Writing

When the audience is half-LLM

For most of the history of technical documentation, the reader was a human. Now they often aren’t, or not entirely. A meaningful fraction of the people who would have read docs.pytorch.org never see the page. They see whatever an LLM pulled out of it: a paragraph in a chat reply, a snippet behind a code completion, a chunk buried inside a longer answer. The page is still there. The reader is not.

This breaks a lot of conventional doc wisdom in ways that aren’t obvious until you start looking.

Chunks, not pages

The first thing it breaks is information architecture as we usually mean it. Hierarchy, sidebars, breadcrumbs, those are for people who navigate. Models don’t navigate, they retrieve. They grab the chunk that scored highest against the query and run with it. So the question is no longer “how do I help a reader find this page” but “is each chunk, severed from its page, still useful?” If your conceptual overview lives 800 words above the code sample the model retrieved, the code arrives without the concept, and the model fills the gap with whatever it remembers from pretraining. That gap is where hallucinations live.

HUMAN READER Sees the whole page MODEL Sees one retrieved chunk
A page with surrounding context is not the same artifact as the single chunk a retriever returns.

Recall doesn’t measure what you think

The second thing it breaks is what success looks like. A paper I co-authored last year, The 99% Success Paradox, made this concrete. Standard retrievers report >99% success rates on common benchmarks while actually selecting documents at random. The dashboards look fine. The answers don’t.

Same retriever, two metrics COVERAGE AT K=100 100% 0 >99% SELECTIVITY (BOR) ~5 bits 0 ≈ 0 On 20 Newsgroups, BM25 and SPLADE report >99% coverage at K=100 while chance-corrected selectivity sits near zero.
The same retriever scores near-perfect by one metric and near-random by another. Which one you watch decides what you ship.

Recall is not the right scoreboard for docs that feed an LLM, and a lot of teams haven’t realized that yet. You need a chance-corrected metric, or you need an eval set where the gold answer is wrong if the wrong chunks are retrieved. Otherwise you’re flying blind on the failure mode that matters most.

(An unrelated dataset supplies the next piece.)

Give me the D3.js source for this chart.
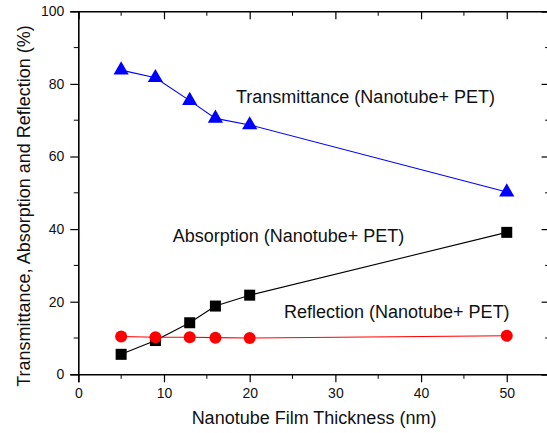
<!DOCTYPE html>
<html>
<head>
<meta charset="utf-8">
<script src="https://cdn.jsdelivr.net/npm/d3@7"></script>
<style>
  body { margin: 0; background: #fff; }
  svg { display: block; font-family: Arial, "Liberation Sans", sans-serif; }
</style>
</head>
<body>
<svg id="chart" width="547" height="433"></svg>
<script>
// thickness in nm
const thickness = [5, 9, 13, 16, 20, 50];
const transmittance = [83.8, 81.7, 75.4, 70.5, 68.7, 50.2];
const absorption = [5.5, 9.3, 14.2, 18.8, 21.8, 39.1];
const reflection = [10.4, 10.2, 10.2, 10.1, 10.0, 10.6];

const xTicks = [0, 10, 20, 30, 40, 50];
const yTicks = [0, 20, 40, 60, 80, 100];

const seriesLabels = [
  "Transmittance (Nanotube+ PET)",
  "Absorption (Nanotube+ PET)",
  "Reflection (Nanotube+ PET)"
];

const svg = d3.select('#chart');

const x = d3.scaleLinear().domain([0, 55]).range([78.3, 549.6]);
const y = d3.scaleLinear().domain([0, 100]).range([374.3, 11.3]);

const minorX = d3.range(0, 56, 5).filter(d => d % 10 !== 0);
const minorY = d3.range(0, 101, 10).filter(d => d % 20 !== 0);

const fontStack = 'Arial, "Liberation Sans", sans-serif';

// bottom axis, ticks outward
const gBottom = svg.append('g').attr('transform', 'translate(0,' + y(0) + ')');
gBottom.call(d3.axisBottom(x).tickValues(xTicks).tickSize(8).tickPadding(6).tickFormat(d3.format('d')));
gBottom.append('g').selectAll('line').data(minorX).join('line')
  .attr('x1', d => x(d)).attr('x2', d => x(d))
  .attr('y1', 0).attr('y2', 4.5)
  .attr('stroke', '#000');

// left axis, ticks outward
const gLeft = svg.append('g').attr('transform', 'translate(' + x(0) + ',0)');
gLeft.call(d3.axisLeft(y).tickValues(yTicks).tickSize(8).tickPadding(6).tickFormat(d3.format('d')));
gLeft.append('g').selectAll('line').data(minorY).join('line')
  .attr('y1', d => y(d)).attr('y2', d => y(d))
  .attr('x1', 0).attr('x2', -4.5)
  .attr('stroke', '#000');

// top axis, ticks inward, no labels
const gTop = svg.append('g').attr('transform', 'translate(0,' + y(100) + ')');
gTop.call(d3.axisTop(x).tickValues(xTicks).tickSize(-8).tickFormat(''));
gTop.append('g').selectAll('line').data(minorX).join('line')
  .attr('x1', d => x(d)).attr('x2', d => x(d))
  .attr('y1', 0).attr('y2', 4.5)
  .attr('stroke', '#000');

// right axis, ticks inward, no labels
const gRight = svg.append('g').attr('transform', 'translate(' + x(55) + ',0)');
gRight.call(d3.axisRight(y).tickValues(yTicks).tickSize(-8).tickFormat(''));
gRight.append('g').selectAll('line').data(minorY).join('line')
  .attr('y1', d => y(d)).attr('y2', d => y(d))
  .attr('x1', 0).attr('x2', -4.5)
  .attr('stroke', '#000');

svg.selectAll('.domain').attr('stroke', '#000').attr('stroke-width', 1.6);
svg.selectAll('.tick line').attr('stroke', '#000').attr('stroke-width', 1.2);
svg.selectAll('.tick text').attr('font-size', 14).attr('fill', '#111')
  .attr('font-family', fontStack);

const line = d3.line()
  .x((d, i) => x(thickness[i]))
  .y(d => y(d));

function drawSeries(values, color) {
  svg.append('path')
    .datum(values)
    .attr('d', line)
    .attr('fill', 'none')
    .attr('stroke', color)
    .attr('stroke-width', 1.1);
}

drawSeries(transmittance, '#0000ff');
drawSeries(absorption, '#000000');
drawSeries(reflection, '#ff0000');

// markers
svg.append('g').selectAll('path').data(transmittance).join('path')
  .attr('transform', (d, i) => 'translate(' + x(thickness[i]) + ',' + y(d) + ')')
  .attr('d', d3.symbol(d3.symbolTriangle, 100))
  .attr('fill', '#0000ff');

svg.append('g').selectAll('rect').data(absorption).join('rect')
  .attr('x', (d, i) => x(thickness[i]) - 5.5)
  .attr('y', d => y(d) - 5.5)
  .attr('width', 11).attr('height', 11)
  .attr('fill', '#000');

svg.append('g').selectAll('circle').data(reflection).join('circle')
  .attr('cx', (d, i) => x(thickness[i]))
  .attr('cy', d => y(d))
  .attr('r', 6)
  .attr('fill', '#ff0000');

// series labels
const labelPos = [[236, 102.7], [172.7, 241.7], [284, 318.3]];
svg.append('g').selectAll('text').data(seriesLabels).join('text')
  .attr('x', (d, i) => labelPos[i][0])
  .attr('y', (d, i) => labelPos[i][1])
  .attr('font-size', 18)
  .attr('fill', '#111')
  .text(d => d);

// axis titles
svg.append('text')
  .attr('x', 314).attr('y', 424)
  .attr('text-anchor', 'middle')
  .attr('font-size', 18)
  .attr('fill', '#111')
  .text('Nanotube Film Thickness (nm)');

svg.append('text')
  .attr('transform', 'translate(30,206) rotate(-90)')
  .attr('text-anchor', 'middle')
  .attr('font-size', 18)
  .attr('fill', '#111')
  .text('Transmittance, Absorption and Reflection (%)');
</script>
</body>
</html>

Repetition is load-bearing now

The third thing it breaks is the style guide. “Don’t repeat yourself” was good advice for readers who could scroll back. It is bad advice for readers who only see the fragment they retrieved. A chunk that says “as described in the previous section” is useless out of context. A chunk that briefly re-states the context is useful in any setting. Repetition is load-bearing now. So is version awareness, code blocks that include their imports, and prose that names the API instead of aliasing it as “the function.”

Drift matters more

If a model is going to ground its answer in your docs, the bar for accuracy moves up. A stale code sample that a human would notice and work around becomes an authoritative-sounding lie when it’s quoted inside a chatbot reply. The half-life of “good enough” doc content is shorter than it used to be.

What stays the same

None of this is a call to rewrite everything. Most of what makes docs good for humans makes them good for models too: precise language, working code, a clear answer to the question someone actually asked. What changes is the assumptions you can lean on. You can no longer assume the reader will see what’s around the thing they retrieved. You can no longer trust your old metrics. And you can no longer treat the chunk as the unit of writing while treating the page as the unit of quality.

At PyTorch I treat the doc corpus as something an LLM is going to read at scale, every day, on behalf of developers I’ll never see. That changes what gets prioritized in audits, what gets added to the publishing pipeline, and which failure modes I worry about most. The job is still writing docs. The reader changed.